A “ratio legis” repousa na ideia de que o menor de 14 anos não pode oferecer consentimento válido para atos de natureza sexual. Isso se deve ao fato de o menor por não possuir discernimento adequado. A presunção, portanto, é objetiva, afastando qualquer juízo subjetivo sobre a capacidade de autodeterminação sexual.
Corroborando essa interpretação, a doutrina é uníssona ao afirmar que o dispositivo visa garantir proteção integral e prioritária. Essa afirmação está em consonância com o princípio da proteção integral inscrito na Constituição Federal e no Estatuto da Criança e do Adolescente.
Como ensina Capez (2020),
“a norma reflete uma salvaguarda à inviolabilidade do desenvolvimento sadio e pleno da criança e do adolescente, blindando-os contra quaisquer atos que possam aviltar sua formação psíquica e emocional.”
Agravantes
A rigidez punitiva prevista no caput — reclusão de 8 a 15 anos — reforça a reprovação social à prática, em uma resposta à altura do dano causado. No entanto, a norma vai além: o § 1º estende a punição para casos em que a vítima, por enfermidade, deficiência mental ou qualquer outra causa, não possa oferecer resistência.
Tal previsão evidencia a preocupação legislativa em abarcar situações em que o sujeito passivo encontra-se em condições de vulnerabilidade que o tornam incapaz de se defender ou de compreender o significado do ato. Isso abrange, inclusive, vítima maior de 14 anos.
Ainda no espectro das circunstâncias agravantes, o § 3º aumenta a pena para 10 a 20 anos caso a conduta resulte em lesão corporal de natureza grave.

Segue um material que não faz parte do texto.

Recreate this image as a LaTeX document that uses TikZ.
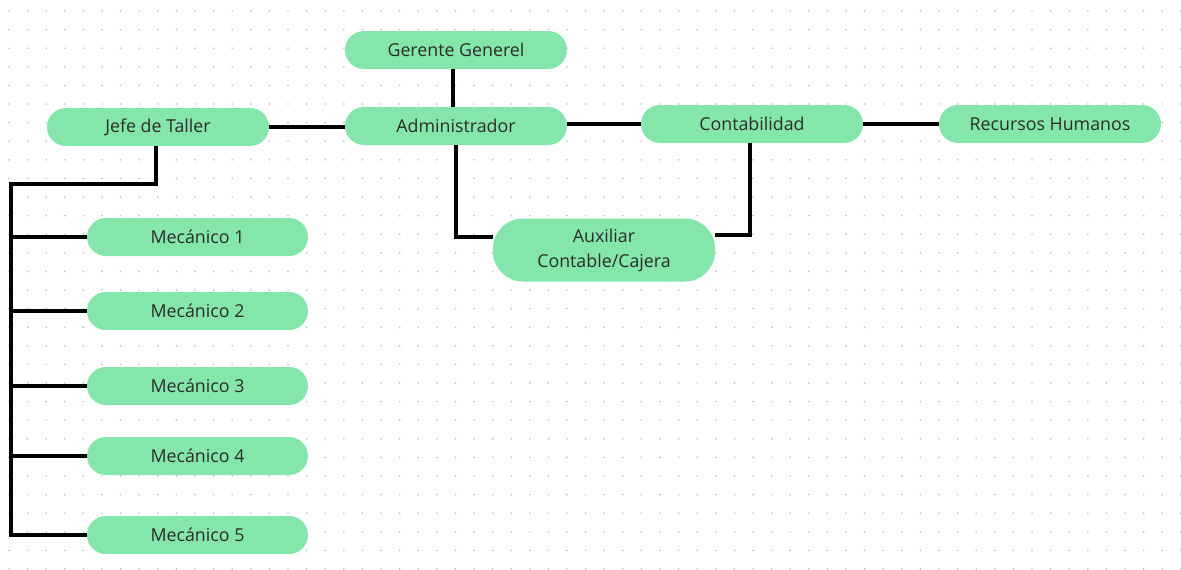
\documentclass[tikz,border=0pt]{standalone}
\usepackage{fontspec}
\setmainfont{Open Sans}
\definecolor{boxgreen}{HTML}{84E6AA}
\definecolor{txt}{HTML}{2B2B2B}
\definecolor{dotc}{HTML}{BFC3CC}
\begin{document}
\begin{tikzpicture}[x=1pt,y=-1pt,
  box/.style={rectangle,rounded corners=19pt,fill=boxgreen,draw=none,minimum width=222pt,minimum height=38pt,inner sep=0pt,text=txt,font=\fontsize{17.8}{25}\selectfont,align=center},
  tallbox/.style={box,minimum height=63pt,rounded corners=30pt},
  link/.style={line width=3.6pt,draw=black,line join=miter}]
\useasboundingbox[fill=white] (0,0) rectangle (1181,570);
% dot grid
\foreach \i in {0,...,63}{
  \foreach \j in {0,...,30}{
    \fill[dotc] (9+18.6*\i,11+18.6*\j) circle (0.95pt);
  }
}
% nodes
\node[box] (ger) at (456,50) {Gerente Generel};
\node[box] (adm) at (456,126) {Administrador};
\node[box] (jefe) at (158,127) {Jefe de Taller};
\node[box] (con) at (752,124) {Contabilidad};
\node[box] (rh) at (1050,124) {Recursos Humanos};
\node[tallbox] (aux) at (604,250) {Auxiliar\\Contable/Cajera};
\node[box,minimum width=221pt] (m1) at (197.5,237) {Mecánico 1};
\node[box,minimum width=221pt] (m2) at (197.5,311) {Mecánico 2};
\node[box,minimum width=221pt] (m3) at (197.5,386) {Mecánico 3};
\node[box,minimum width=221pt] (m4) at (197.5,456) {Mecánico 4};
\node[box,minimum width=221pt] (m5) at (197.5,535) {Mecánico 5};
\coordinate (bus) at (11,184);
% connectors
\draw[link] ([xshift=-3pt]ger.south) -- ([xshift=-3pt]adm.north);
\draw[link] (jefe.east) -- (jefe.east -| adm.west);
\draw[link] (adm.east |- con.west) -- (con.west);
\draw[link] (con.east) -- (rh.west);
\draw[link] (adm.south) |- ([yshift=13pt]aux.west);
\draw[link] ([xshift=-2pt]con.south) |- ([yshift=15pt]aux.east);
\draw[link] ([xshift=-2pt]jefe.south) |- (bus) -- (bus |- m5.west) -- (m5.west);
\draw[link] (bus |- m1.west) -- (m1.west);
\draw[link] (bus |- m2.west) -- (m2.west);
\draw[link] (bus |- m3.west) -- (m3.west);
\draw[link] (bus |- m4.west) -- (m4.west);
\end{tikzpicture}
\end{document}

Já o §4º, em consonância com o princípio da proporcionalidade, prevê reclusão de 12 a 30 anos se da conduta resultar a morte da vítima.
Tais disposições são claras ao enfatizar que o agravamento da lesão ao bem jurídico protegido — seja ele a integridade física ou a vida — deve implicar em maior censura penal.
Consentimento da vítima
O § 5º, incluído pela Lei nº 13.718, de 2018, reitera a irrelevância do consentimento da vítima ou de sua experiência sexual anterior para a configuração do crime.

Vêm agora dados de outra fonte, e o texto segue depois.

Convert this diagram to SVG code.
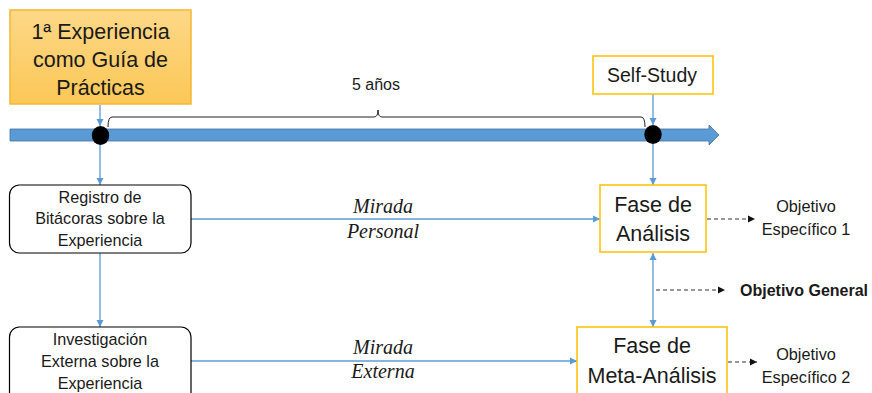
<svg xmlns="http://www.w3.org/2000/svg" width="872" height="393" viewBox="0 0 872 393">
<style>
text{font-family:"Liberation Sans",Arial,sans-serif;fill:#1a1a1a}
.c{text-anchor:middle}
.it{font-family:"Liberation Serif","Times New Roman",serif;font-style:italic;font-size:20px}
.blue{stroke:#5b9bd5;stroke-width:1.3;fill:none}
.dash{stroke:#333;stroke-width:1.2;stroke-dasharray:4,3;fill:none}
.ybox{fill:#fff;stroke:#ffc000;stroke-width:1.5}
.rbox{fill:#fff;stroke:#000;stroke-width:1.2}
.bt{font-size:16.2px}
.ft{font-size:21.5px}
.ob{font-size:16.3px}
</style>
<defs>
<linearGradient id="g" x1="0" y1="0" x2="0" y2="1">
<stop offset="0" stop-color="#fed888"/>
<stop offset="1" stop-color="#fbc756"/>
</linearGradient>
<marker id="ab" markerWidth="8" markerHeight="8" refX="7" refY="4" orient="auto" markerUnits="userSpaceOnUse">
<path d="M0,0.5 L7,4 L0,7.5 Z" fill="#5b9bd5"/>
</marker>
<marker id="abs" markerWidth="8" markerHeight="8" refX="7" refY="4" orient="auto-start-reverse" markerUnits="userSpaceOnUse">
<path d="M0,0.5 L7,4 L0,7.5 Z" fill="#5b9bd5"/>
</marker>
<marker id="ak" markerWidth="8" markerHeight="8" refX="7" refY="4" orient="auto" markerUnits="userSpaceOnUse">
<path d="M0,0.5 L7,4 L0,7.5 Z" fill="#111"/>
</marker>
</defs>

<g id="timeline">
<path d="M10,129 L709,129 L709,125 L719,135 L709,145 L709,141 L10,141 Z" fill="#5b9bd5" stroke="#41719c" stroke-width="0.8"/>
</g>

<g id="connectors">
<line class="blue" x1="100" y1="105" x2="100" y2="126" marker-end="url(#ab)"/>
<line class="blue" x1="653" y1="94" x2="653" y2="125" marker-end="url(#ab)"/>
<line class="blue" x1="100" y1="144" x2="100" y2="185" marker-end="url(#ab)"/>
<line class="blue" x1="653" y1="144" x2="653" y2="185" marker-end="url(#ab)"/>
<line class="blue" x1="100" y1="253" x2="100" y2="327" marker-end="url(#ab)"/>
<line class="blue" x1="191" y1="219" x2="600" y2="219" marker-end="url(#ab)"/>
<line class="blue" x1="191" y1="361" x2="577" y2="361" marker-end="url(#ab)"/>
<line class="blue" x1="653" y1="253" x2="653" y2="327" marker-start="url(#abs)" marker-end="url(#ab)"/>
<line class="dash" x1="707" y1="219" x2="755" y2="219" marker-end="url(#ak)"/>
<line class="dash" x1="656" y1="290" x2="725" y2="290" marker-end="url(#ak)"/>
<line class="dash" x1="728" y1="362" x2="757" y2="362" marker-end="url(#ak)"/>
<path d="M108,127 Q108,117 112,117 L374,117 Q378,117 378,110 Q378,117 382,117 L641,117 Q645,117 645,127" fill="none" stroke="#222" stroke-width="1"/>
<text class="c" x="376" y="90" font-size="16">5 años</text>
<text class="it c" x="383" y="213">Mirada</text>
<text class="it c" x="383" y="238">Personal</text>
<text class="it c" x="383" y="354">Mirada</text>
<text class="it c" x="383" y="378">Externa</text>
</g>

<g id="dot1"><ellipse cx="100.5" cy="135.5" rx="8.7" ry="9.5" fill="#000"/></g>
<g id="dot2"><ellipse cx="653" cy="134.5" rx="8.7" ry="9.5" fill="#000"/></g>

<g id="experiencia">
<rect x="10" y="10" width="181" height="94" fill="url(#g)" stroke="#f5b731" stroke-width="1.5"/>
<text class="c" x="100.5" y="39" font-size="21.5">1ª Experiencia</text>
<text class="c" x="100.5" y="67" font-size="21.5">como Guía de</text>
<text class="c" x="100.5" y="95" font-size="21.5">Prácticas</text>
</g>

<g id="selfstudy">
<rect class="ybox" x="593" y="56" width="120" height="38"/>
<text class="c" x="652" y="82" font-size="19.5">Self-Study</text>
</g>

<g id="registro">
<rect class="rbox" x="9.5" y="185" width="181.5" height="68" rx="10"/>
<text class="c bt" x="100" y="203">Registro de</text>
<text class="c bt" x="100" y="224">Bitácoras sobre la</text>
<text class="c bt" x="100" y="246">Experiencia</text>
</g>

<g id="investigacion">
<rect class="rbox" x="9.5" y="327" width="181.5" height="80" rx="10"/>
<text class="c bt" x="100" y="345">Investigación</text>
<text class="c bt" x="100" y="367">Externa sobre la</text>
<text class="c bt" x="100" y="389">Experiencia</text>
</g>

<g id="analisis">
<rect class="ybox" x="600" y="185" width="106" height="67"/>
<text class="c ft" x="653" y="212">Fase de</text>
<text class="c ft" x="653" y="241">Análisis</text>
</g>

<g id="meta">
<rect class="ybox" x="577" y="327" width="150" height="80"/>
<text class="c ft" x="652" y="353">Fase de</text>
<text class="c ft" x="652" y="383">Meta-Análisis</text>
</g>

<g id="obj1">
<text class="c ob" x="806" y="212">Objetivo</text>
<text class="c ob" x="806" y="235">Específico 1</text>
</g>
<g id="objgen">
<text x="740" y="296" font-size="16" font-weight="bold">Objetivo General</text>
</g>
<g id="obj2">
<text class="c ob" x="806" y="360">Objetivo</text>
<text class="c ob" x="806" y="383">Específico 2</text>
</g>
</svg>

O dispositivo zela para que os preconceitos sociais e a estigmatização não sirvam de escudo para eximir o agressor de sua responsabilidade penal. Ou seja, afasta-se qualquer tentativa de relativização da conduta.
Em consonância, o Superior Tribunal de Justiça já decidiu que
“o consentimento da vítima menor de 14 anos, bem como sua eventual experiência sexual anterior, é juridicamente irrelevante para afastar a configuração do crime de estupro de vulnerável” (STJ, HC 306.430/SP).
A jurisprudência consolidada, ao aplicar o artigo 217-A, reafirma a interpretação rígida e protetiva da norma. O Tribunal da Cidadania vem reiteradamente repelindo argumentos defensivos que buscam desqualificar o tipo penal com base em alegações de consentimento ou maturidade da vítima.
Em uma de suas decisões paradigmáticas, o STJ fixou o entendimento de que
“não cabe ao julgador aferir a maturidade sexual do menor de 14 anos, pois o legislador, em clara opção de política criminal, entendeu por bem estabelecer uma presunção absoluta de incapacidade para o consentimento em tais situações” (STJ, HC 597.014/RS).
Conclusão
Em conclusão, o artigo 217-A do Código Penal é um marco na proteção da infância e juventude contra a exploração sexual.
A norma harmoniza-se com os valores mais caros à ordem jurídica. Ela estabelece uma presunção absoluta de violência e ao prever sanções severas para as condutas descritas. Além disso, tal norma acaba protegendo de forma inequívoca os vulneráveis e assegurando que a resposta estatal seja proporcional à gravidade da ofensa.
Como bem sintetizou Nelson Hungria,
“a legislação penal não pode fechar os olhos para os abismos que a devassidão abre sobre os mais indefesos; a missão do Direito Penal é levantar uma barreira intransponível contra a degradação da dignidade humana, sobretudo quando esta se manifesta na pessoa da criança, ainda não plenamente inserida no mundo das responsabilidades e discernimentos”.